The elevator looked as though it were the same one that had been first installed, though it ran smoothly and quietly, without complaint or malfunction.

He could remember as a young man being afraid of this elevator, though he’d never been able to explain why it intimidated him when no other ones did. He’d been afraid if it stopping, or suddenly crashing to the ground in a shower of sparks and squealing, shearing metal. It was actually that fear that had taken him across the line past friendship with his first serious, long-term boyfriend. A little lurch, and he’d grabbed Rodger Tannis’s hand without even thinking about it, and …

The memory made him smile, though his expression was sober again by the time the car reached the eight floor and the doors chimed open. This wasn’t a social call, and Benedict doubted that it would be much of a day for smiling.

In spite of the hour, there were sounds coming from under the door of apartment 801, muted music and conversation. He knocked twice, briskly, then once more after a brief pause. The sound of voices stopped, and after only a few seconds the door swung in and open.
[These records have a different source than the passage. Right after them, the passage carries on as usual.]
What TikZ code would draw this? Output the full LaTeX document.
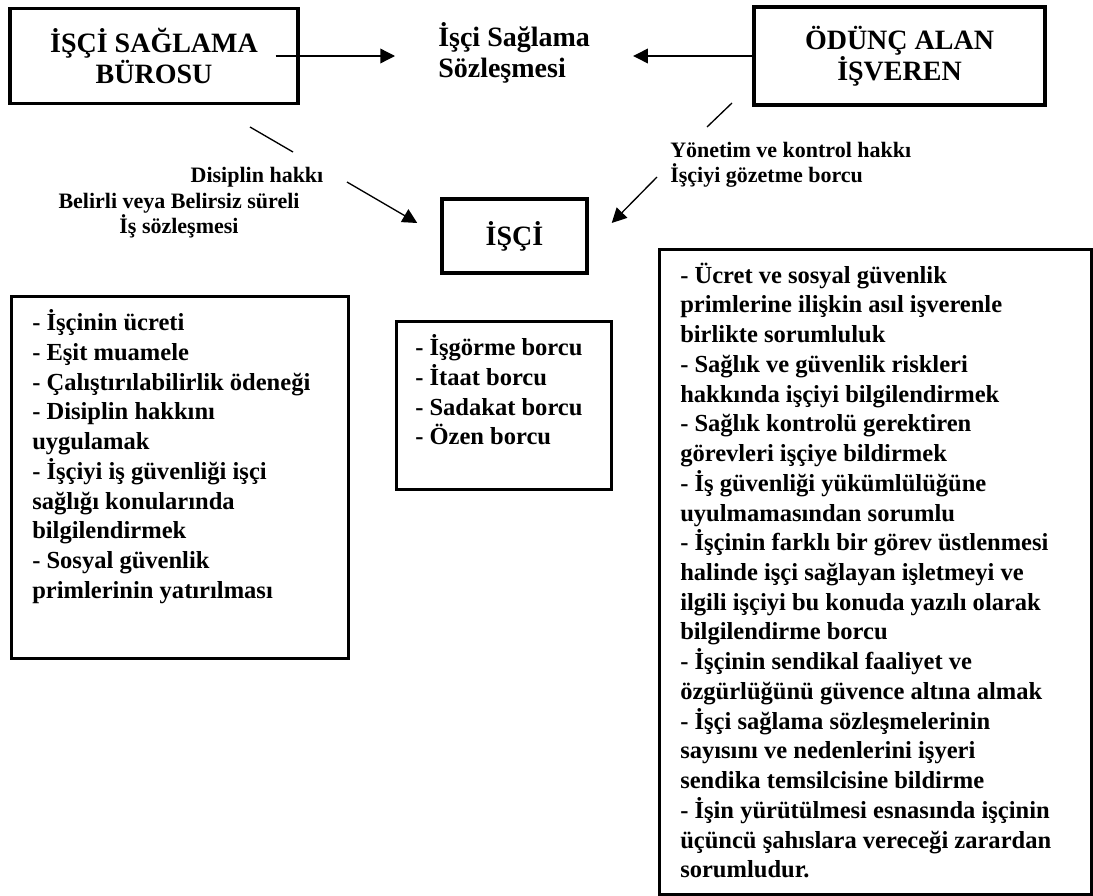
\documentclass[tikz,border=0pt]{standalone}
\usepackage{fontspec}
\setmainfont{Liberation Serif}
\usetikzlibrary{positioning, arrows.meta}

\begin{document}
\begin{tikzpicture}[x=0.75pt, y=-0.75pt,
    party/.style={draw, line width=2.6pt, align=center, inner sep=0pt,
        font=\fontsize{21}{23.5}\selectfont\bfseries},
    listbox/.style={draw, line width=2.1pt, anchor=north west, inner sep=0pt},
    listtext/.style={anchor=north west, inner sep=0pt, align=left,
        font=\fontsize{18.4}{22.3}\selectfont\bfseries},
    edgetext/.style={inner sep=0pt, font=\fontsize{16.5}{19}\selectfont\bfseries},
    arr/.style={-{Triangle[length=11pt, width=11pt]}, line width=1pt},
    link/.style={line width=1pt}]
    \useasboundingbox (0,0) rectangle (1093,896);

    % Parties
    \node[party, minimum width=216pt, minimum height=71.25pt] (bureau) at (154,56) {İŞÇİ SAĞLAMA\\BÜROSU};
    \node[party, minimum width=218.25pt, minimum height=73.5pt] (employer) at (899.5,56) {ÖDÜNÇ ALAN\\İŞVEREN};
    \node[party, minimum width=108.75pt, minimum height=55.5pt] (worker) at (514.5,236) {İŞÇİ};

    % Contract between the two firms
    \node[inner sep=0pt, align=left, anchor=west, font=\fontsize{21}{23.5}\selectfont\bfseries] (contract) at (438,53) {İşçi Sağlama\\Sözleşmesi};

    \draw[arr, shorten >=32.25pt] ([xshift=-18pt]bureau.east) -- (bureau.east -| contract.west);
    \draw[arr, shorten >=32.25pt] (employer.west) -- (employer.west -| contract.east);

    % Bureau to worker
    \coordinate (b1) at (250,127);
    \coordinate (b2) at (293,152);
    \coordinate (b3) at (347,182);
    \draw[link] (b1) -- (b2);
    \draw[arr] (b3) -- ([shift={(-23,-13)}]worker.west);
    \node[edgetext, anchor=base] (discipline) at (257,182) {Disiplin hakkı};
    \node[edgetext, align=center, anchor=north] (contractkind) at (179,193) {Belirli veya Belirsiz süreli\\İş sözleşmesi};

    % Employer to worker
    \coordinate (e1) at (732,103);
    \coordinate (e2) at (707,127);
    \coordinate (e3) at (657,177);
    \draw[link] (e1) -- (e2);
    \draw[arr] (e3) -- ([shift={(23,-13)}]worker.east);
    \node[edgetext, align=left, anchor=north west] (rights) at (670,142) {Yönetim ve kontrol hakkı\\İşçiyi gözetme borcu};

    % Duty lists
    \node[listbox, minimum width=252.75pt, minimum height=271.5pt] (bureaulist) at (10,295) {};
    \node[listtext] (bureauitems) at (32,309.5) {- İşçinin ücreti\\- Eşit muamele\\- Çalıştırılabilirlik ödeneği\\- Disiplin hakkını\\uygulamak\\- İşçiyi iş güvenliği işçi\\sağlığı konularında\\bilgilendirmek\\- Sosyal güvenlik\\primlerinin yatırılması};

    \node[listbox, minimum width=161.25pt, minimum height=126pt] (workerlist) at (395,320) {};
    \node[listtext] (workeritems) at (415,334.5) {- İşgörme borcu\\- İtaat borcu\\- Sadakat borcu\\- Özen borcu};

    \node[listbox, minimum width=324pt, minimum height=483.75pt] (employerlist) at (658,248) {};
    \node[listtext] (employeritems) at (680,262.5) {- Ücret ve sosyal güvenlik\\primlerine ilişkin asıl işverenle\\birlikte sorumluluk\\- Sağlık ve güvenlik riskleri\\hakkında işçiyi bilgilendirmek\\- Sağlık kontrolü gerektiren\\görevleri işçiye bildirmek\\- İş güvenliği yükümlülüğüne\\uyulmamasından sorumlu\\- İşçinin farklı bir görev üstlenmesi\\halinde işçi sağlayan işletmeyi ve\\ilgili işçiyi bu konuda yazılı olarak\\bilgilendirme borcu\\- İşçinin sendikal faaliyet ve\\özgürlüğünü güvence altına almak\\- İşçi sağlama sözleşmelerinin\\sayısını ve nedenlerini işyeri\\sendika temsilcisine bildirme\\- İşin yürütülmesi esnasında işçinin\\üçüncü şahıslara vereceği zarardan\\sorumludur.};
\end{tikzpicture}
\end{document}
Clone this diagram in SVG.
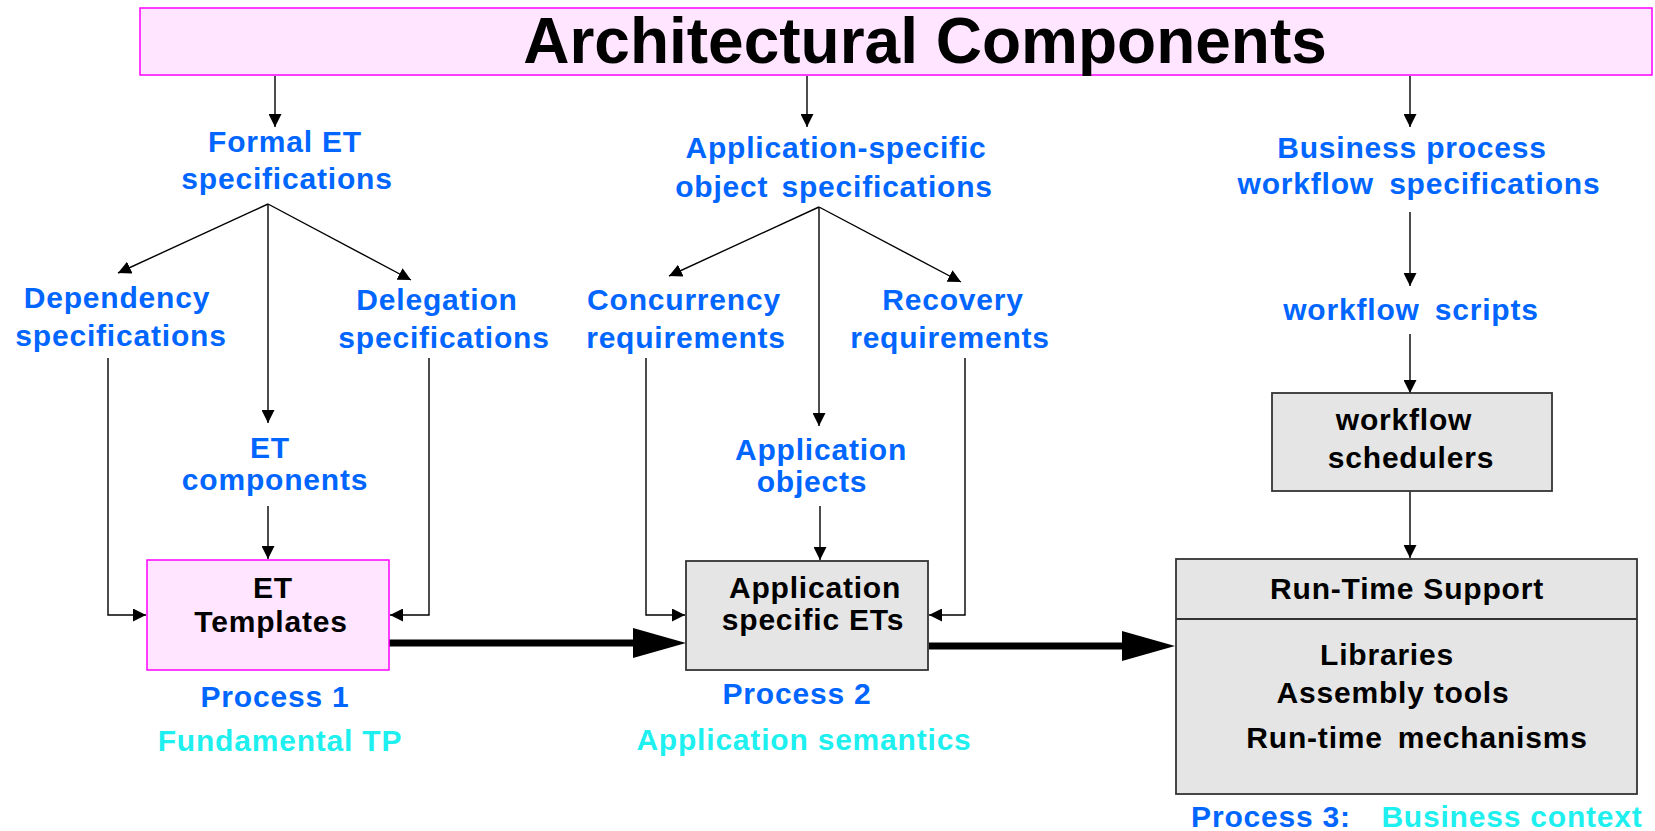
<svg xmlns="http://www.w3.org/2000/svg" width="1655" height="831" viewBox="0 0 1655 831">
<defs>
<style>
text{font-family:"Liberation Sans",Arial,sans-serif;font-weight:bold;text-anchor:middle}
.b{fill:#0066FF;font-size:30px;letter-spacing:0.8px}
.c{fill:#1EEFEF;font-size:30px;letter-spacing:0.8px}
.k{fill:#000;font-size:30px;letter-spacing:0.8px}
.pink{fill:#FFE5FF;stroke:#FF00FF;stroke-width:1.5}
.gray{fill:#E5E5E5;stroke:#333;stroke-width:1.8}
.ln{fill:none;stroke:#000;stroke-width:1.4;marker-end:url(#ah)}
.thick{stroke:#000;stroke-width:7}
</style>
<marker id="ah" markerUnits="userSpaceOnUse" markerWidth="13" markerHeight="13" refX="13" refY="6.5" orient="auto">
<path d="M0,0 L13,6.5 L0,13 z" fill="#000"/>
</marker>
</defs>
<rect width="1655" height="831" fill="#fff"/>

<g id="title">
<rect class="pink" x="140" y="8" width="1512" height="67"/>
<text x="925" y="63" style="font-size:64px;fill:#000">Architectural Components</text>
</g>

<g id="connectors">
<line class="ln" x1="275" y1="76" x2="275" y2="127"/>
<line class="ln" x1="807" y1="76" x2="807" y2="127"/>
<line class="ln" x1="1410" y1="76" x2="1410" y2="127"/>
<line class="ln" x1="268" y1="204" x2="118" y2="273"/>
<line class="ln" x1="268" y1="204" x2="411" y2="280"/>
<line class="ln" x1="268" y1="204" x2="268" y2="423"/>
<line class="ln" x1="268" y1="506" x2="268" y2="559"/>
<polyline class="ln" points="108,358 108,615 146,615"/>
<polyline class="ln" points="429,358 429,615 390,615"/>
<line class="ln" x1="819" y1="207" x2="669" y2="276"/>
<line class="ln" x1="819" y1="207" x2="961" y2="282"/>
<line class="ln" x1="819" y1="207" x2="819" y2="426"/>
<line class="ln" x1="820" y1="506" x2="820" y2="560"/>
<polyline class="ln" points="646,358 646,615 685,615"/>
<polyline class="ln" points="965,358 965,615 929,615"/>
<line class="ln" x1="1410" y1="212" x2="1410" y2="286"/>
<line class="ln" x1="1410" y1="334" x2="1410" y2="393"/>
<line class="ln" x1="1410" y1="491" x2="1410" y2="558"/>
<line class="thick" x1="389" y1="643" x2="640" y2="643"/>
<polygon points="633,628 686,643 633,658" fill="#000"/>
<line class="thick" x1="929" y1="646" x2="1128" y2="646"/>
<polygon points="1122,631 1175,646 1122,661" fill="#000"/>
</g>

<g id="formal-et-spec">
<text class="b" x="285" y="152">Formal ET</text>
<text class="b" x="287" y="189">specifications</text>
</g>
<g id="dependency-spec">
<text class="b" x="117" y="308">Dependency</text>
<text class="b" x="121" y="346">specifications</text>
</g>
<g id="delegation-spec">
<text class="b" x="437" y="310">Delegation</text>
<text class="b" x="444" y="348">specifications</text>
</g>
<g id="et-components">
<text class="b" x="270" y="458">ET</text>
<text class="b" x="275" y="490">components</text>
</g>
<g id="et-templates">
<rect class="pink" x="147" y="560" width="242" height="110"/>
<text class="k" x="273" y="598">ET</text>
<text class="k" x="271" y="632">Templates</text>
</g>
<g id="process1">
<text class="b" x="275" y="707">Process 1</text>
<text class="c" x="280" y="751">Fundamental TP</text>
</g>

<g id="app-spec">
<text class="b" x="836" y="158">Application-specific</text>
<text class="b" x="834" y="197" style="word-spacing:4px">object specifications</text>
</g>
<g id="concurrency">
<text class="b" x="684" y="310">Concurrency</text>
<text class="b" x="686" y="348">requirements</text>
</g>
<g id="recovery">
<text class="b" x="953" y="310">Recovery</text>
<text class="b" x="950" y="348">requirements</text>
</g>
<g id="app-objects">
<text class="b" x="821" y="460">Application</text>
<text class="b" x="812" y="492">objects</text>
</g>
<g id="app-specific-ets">
<rect class="gray" x="686" y="561" width="242" height="109"/>
<text class="k" x="815" y="598">Application</text>
<text class="k" x="813" y="630">specific ETs</text>
</g>
<g id="process2">
<text class="b" x="797" y="704">Process 2</text>
<text class="c" x="804" y="750">Application semantics</text>
</g>

<g id="business-spec">
<text class="b" x="1412" y="158">Business process</text>
<text class="b" x="1419" y="194" style="word-spacing:6px">workflow specifications</text>
</g>
<g id="workflow-scripts">
<text class="b" x="1411" y="320" style="word-spacing:6px">workflow scripts</text>
</g>
<g id="workflow-schedulers">
<rect class="gray" x="1272" y="393" width="280" height="98"/>
<text class="k" x="1404" y="430">workflow</text>
<text class="k" x="1411" y="468">schedulers</text>
</g>
<g id="runtime-support">
<rect class="gray" x="1176" y="559" width="461" height="235"/>
<line x1="1176" y1="619" x2="1637" y2="619" stroke="#333" stroke-width="1.8"/>
<text class="k" x="1407" y="599">Run-Time Support</text>
<text class="k" x="1387" y="665">Libraries</text>
<text class="k" x="1393" y="703">Assembly tools</text>
<text class="k" x="1417" y="748" style="word-spacing:6px">Run-time mechanisms</text>
</g>
<g id="process3">
<text class="b" x="1271" y="827">Process 3:</text>
<text class="c" x="1512" y="827">Business context</text>
</g>
</svg>
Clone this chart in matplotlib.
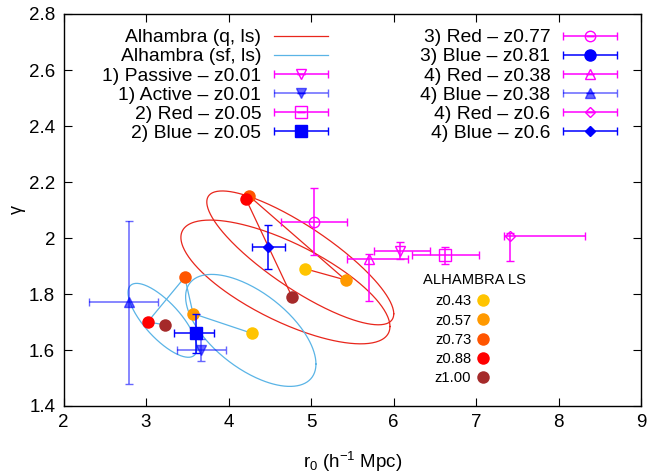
import numpy as np
import matplotlib.pyplot as plt
from matplotlib.legend_handler import HandlerErrorbar
from matplotlib.ticker import FormatStrFormatter

plt.rcParams['font.family'] = 'Liberation Sans'
plt.rcParams['mathtext.fontset'] = 'custom'
plt.rcParams['mathtext.rm'] = 'Liberation Sans'
plt.rcParams['mathtext.it'] = 'Liberation Sans:italic'

# --- ALHAMBRA LS (quiescent / star-forming) per redshift bin ---
ls_z = ['z0.43', 'z0.57', 'z0.73', 'z0.88', 'z1.00']
ls_colors = ['#ffc400', '#ff9900', '#ff5500', '#ff0000', '#a52a2a']
q_r0 = [4.93, 5.42, 4.25, 4.21, 4.77]
q_gamma = [1.89, 1.85, 2.15, 2.14, 1.79]
sf_r0 = [4.28, 3.57, 3.47, 3.02, 3.23]
sf_gamma = [1.66, 1.73, 1.86, 1.70, 1.69]

# 1-sigma ellipses: centre, sigma_r0, sigma_gamma, correlation
q_ell_r0 = [4.87, 4.69]
q_ell_gamma = [1.929, 1.843]
q_ell_sr = [1.133, 1.267]
q_ell_sg = [0.239, 0.221]
q_ell_rho = [-0.835, -0.72]

sf_ell_r0 = [3.20, 4.27]
sf_ell_gamma = [1.706, 1.670]
sf_ell_sr = [0.418, 0.79]
sf_ell_sg = [0.132, 0.200]
sf_ell_rho = [-0.75, -0.60]

# --- literature measurements ---
lit_labels = ['1) Passive – z0.01', '1) Active – z0.01',
              '2) Red – z0.05', '2) Blue – z0.05',
              '3) Red – z0.77', '3) Blue – z0.81',
              '4) Red – z0.38', '4) Blue – z0.38',
              '4) Red – z0.6', '4) Blue – z0.6']
lit_r0 = [6.08, 3.67, 6.63, 3.60, 5.04, np.nan, 5.70, 2.80, 7.41, 4.48]
lit_r0_lo = [0.32, 0.30, 0.41, 0.26, 0.40, np.nan, 0.26, 0.49, 0.07, 0.20]
lit_r0_hi = [0.36, 0.30, 0.41, 0.23, 0.40, np.nan, 0.48, 0.35, 0.91, 0.21]
lit_gamma = [1.955, 1.60, 1.938, 1.66, 2.058, np.nan, 1.924, 1.77, 2.008, 1.968]
lit_gamma_lo = [0.03, 0.04, 0.03, 0.07, 0.12, np.nan, 0.15, 0.29, 0.09, 0.08]
lit_gamma_hi = [0.03, 0.04, 0.03, 0.07, 0.12, np.nan, 0.02, 0.29, 0.01, 0.08]

lit_colors = ['#ff00ff', '#0000ff'] * 5
lit_markers = ['v', 'v', 's', 's', 'o', 'o', '^', '^', 'D', 'D']
lit_msize = [7, 7, 8, 9, 7.5, 8, 7, 6.5, 5, 5]
lit_alpha = [1, 0.6, 1, 1, 1, 1, 1, 0.6, 1, 1]

red_line = '#e8261c'
blue_line = '#5ab4e6'

fig = plt.figure(figsize=(6.47, 4.75), dpi=100)
ax = fig.add_axes([63.5 / 647, 1 - 406 / 475, 577.5 / 647, 392 / 475])


def ellipse(cx, cy, sx, sy, rho):
    t = np.linspace(0, 2 * np.pi, 300)
    x = cx + sx * np.cos(t)
    y = cy + sy * (rho * np.cos(t) + np.sqrt(1 - rho ** 2) * np.sin(t))
    return x, y


for i in range(len(q_ell_r0)):
    ex, ey = ellipse(q_ell_r0[i], q_ell_gamma[i], q_ell_sr[i], q_ell_sg[i], q_ell_rho[i])
    ax.plot(ex, ey, color=red_line, lw=0.9, zorder=1)
for i in range(len(sf_ell_r0)):
    ex, ey = ellipse(sf_ell_r0[i], sf_ell_gamma[i], sf_ell_sr[i], sf_ell_sg[i], sf_ell_rho[i])
    ax.plot(ex, ey, color=blue_line, lw=0.9, zorder=1)

q_line, = ax.plot(q_r0, q_gamma, color=red_line, lw=0.9, zorder=1)
sf_line, = ax.plot(sf_r0, sf_gamma, color=blue_line, lw=0.9, zorder=1)

ls_handles = []
for i in range(len(ls_z)):
    h, = ax.plot([q_r0[i], sf_r0[i]], [q_gamma[i], sf_gamma[i]], 'o', ms=9,
                 color=ls_colors[i], mec='none', zorder=2)
    ls_handles.append(h)

lit_handles = []
for i in range(len(lit_labels)):
    filled = i % 2 == 1
    h = ax.errorbar([lit_r0[i]], [lit_gamma[i]],
                    xerr=[[lit_r0_lo[i]], [lit_r0_hi[i]]],
                    yerr=[[lit_gamma_lo[i]], [lit_gamma_hi[i]]],
                    fmt=lit_markers[i], ms=lit_msize[i], color=lit_colors[i],
                    mfc=lit_colors[i] if filled else 'none', mec=lit_colors[i],
                    mew=1.0, elinewidth=1.1, capsize=3, capthick=1.0,
                    alpha=lit_alpha[i], zorder=3)
    lit_handles.append(h)

ax.set_xlim(2, 9)
ax.set_ylim(1.4, 2.8)
ax.set_xticks(np.arange(2, 10, 1))
ax.set_yticks(np.arange(1.4, 2.81, 0.2))
ax.yaxis.set_major_formatter(FormatStrFormatter('%g'))
ax.tick_params(direction='in', length=6, width=0.8, top=True, right=True,
               labelsize=13.5, pad=6)
for sp in ax.spines.values():
    sp.set_linewidth(1.0)

ax.set_xlabel(r'r$_0$ (h$^{-1}$ Mpc)', fontsize=13.5, labelpad=13.5)
ax.set_ylabel('γ', fontsize=13, labelpad=2.5)

err_handler = HandlerErrorbar(xerr_size=1.4, yerr_size=0)
leg1 = ax.legend([q_line, sf_line] + lit_handles,
                 ['Alhambra (q, ls)', 'Alhambra (sf, ls)'] + lit_labels,
                 ncol=2, loc='upper right', bbox_to_anchor=(0.9584, 0.962),
                 frameon=False, markerfirst=False, fontsize=13.9,
                 handlelength=2.78, handletextpad=0.67, columnspacing=4.78,
                 labelspacing=0.08, borderpad=0, borderaxespad=0,
                 handler_map={type(lit_handles[0]): err_handler})
ax.add_artist(leg1)

ax.text(0.623, 0.321, 'ALHAMBRA LS', transform=ax.transAxes, fontsize=10.6,
        ha='left', va='center')
leg2 = ax.legend(ls_handles, ls_z, loc='upper left',
                 bbox_to_anchor=(0.643, 0.2846), frameon=False, markerfirst=False,
                 fontsize=10.6, handlelength=0.75, handletextpad=0.45,
                 labelspacing=0.35, borderpad=0, borderaxespad=0)

fig.savefig('out.png', dpi=100)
Coreen Leonard stood in the doorway, looking wary and worn. The last time he’d seen her had been at a gala, and she’d turned heads and stopped breaths. More from the way she carried herself, the light in her eyes than anything else, he’d always thought. She was a striking woman, beautiful and fierce, long blond curls like a beam of light behind her.

Now, she seemed a shell of herself. Her shoulders were slumped, and there were purple smudges underneath her eyes. Her hair, generally a source of pride, was pulled back carelessly. Those fierce eyes flashed when she saw Benedict, though, and her lips tightened.

“Good morning, Governor,” she said, and though he’d been half expecting it, the coldness in her tone still hurt.

“Good morning, Corey,” he said, as gently as he could. She didn’t react to either the tone or the name, and he fought the urge to sigh. “May I come in?”